Über Geschmack lässt sich sicherlich streiten, und obwohl Filmregisseure in der Vergangenheit auf Opernbühnen nicht immer ihre stärksten Arbeiten präsentiert haben, gab es durchaus auch die eine oder andere überzeugende Inszenierung, auch wenn Genies wie Lars von Trier dann lieber doch verzichteten, die Unterschiede der beiden Metiers Film und Oper richtig einschätzend.

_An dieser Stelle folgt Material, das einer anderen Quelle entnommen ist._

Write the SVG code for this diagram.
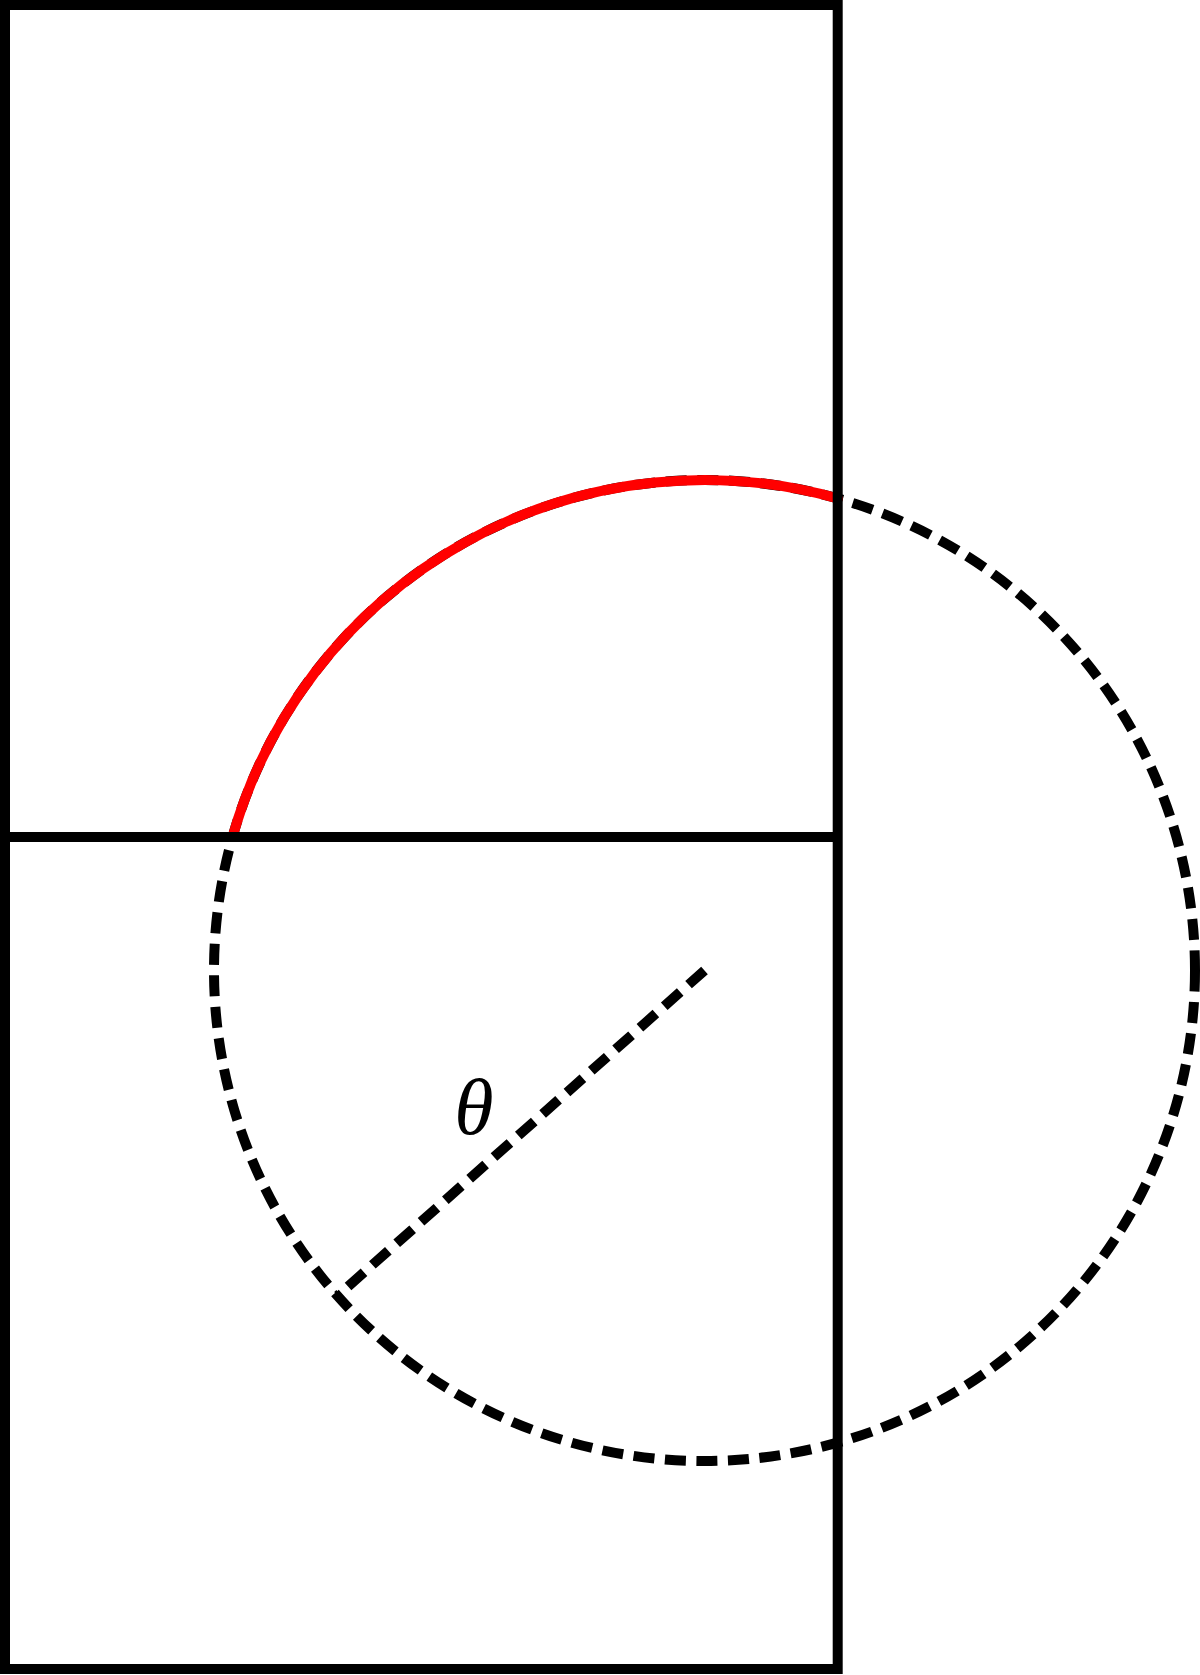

Aber ausgerechnet Wim Wenders?
Sicherlich: eine Koryphäe des deutschen Kinos, einer der ganz Großen. Was haben wir geweint in „Paris, Texas“ und „Himmel über Berlin“, und noch viel mehr darüber, wie letzterer Film ganz schrecklich mit Nicolas Cage in der Hauptrolle wiederverfilmt wurde. Aber mal ehrlich – wann hat Wenders in der letzten Zeit irgendetwas Spannendes zustandegebracht? Ist doch mindestens 20 Jahre her! Der Mann ist ausgebrannt, auf seinen Lorbeeren ruhend, eindeutig. Frisches Blut muss her!

Daher würde ich gerne einen anderen deutschen Filmregisseur vorschlagen, der meiner Ansicht nach viel besser nach Bayreuth passt, nämlich den legendären und genialen Sleaze-Filmer Uwe Boll.

Uwe Boll, eindeutig besser als Wim Wenders

Uwe Boll, eindeutig besser als Wim Wenders

Für Boll spricht vieles: Er ist garantiert reinrassiger Deutscher (geboren in Welmerskirchen, arisch), was dem Alten sicherlich gefallen hätte. Er ist im selben Jahr geboren wie ich (1965) – ein guter Jahrgang! Und er ist wahnsinnig fleißig – ganz anders als zum Beispiel mancher Medienliebling würde er sich in ein solches Projekt sehr ernsthaft reinsteigern und sicherlich die knapp bemessene Probenzeit in Bayreuth effektiv nutzen. Faul ist er bei seine inzwischen mehr als 20 Filmen gewiß nicht!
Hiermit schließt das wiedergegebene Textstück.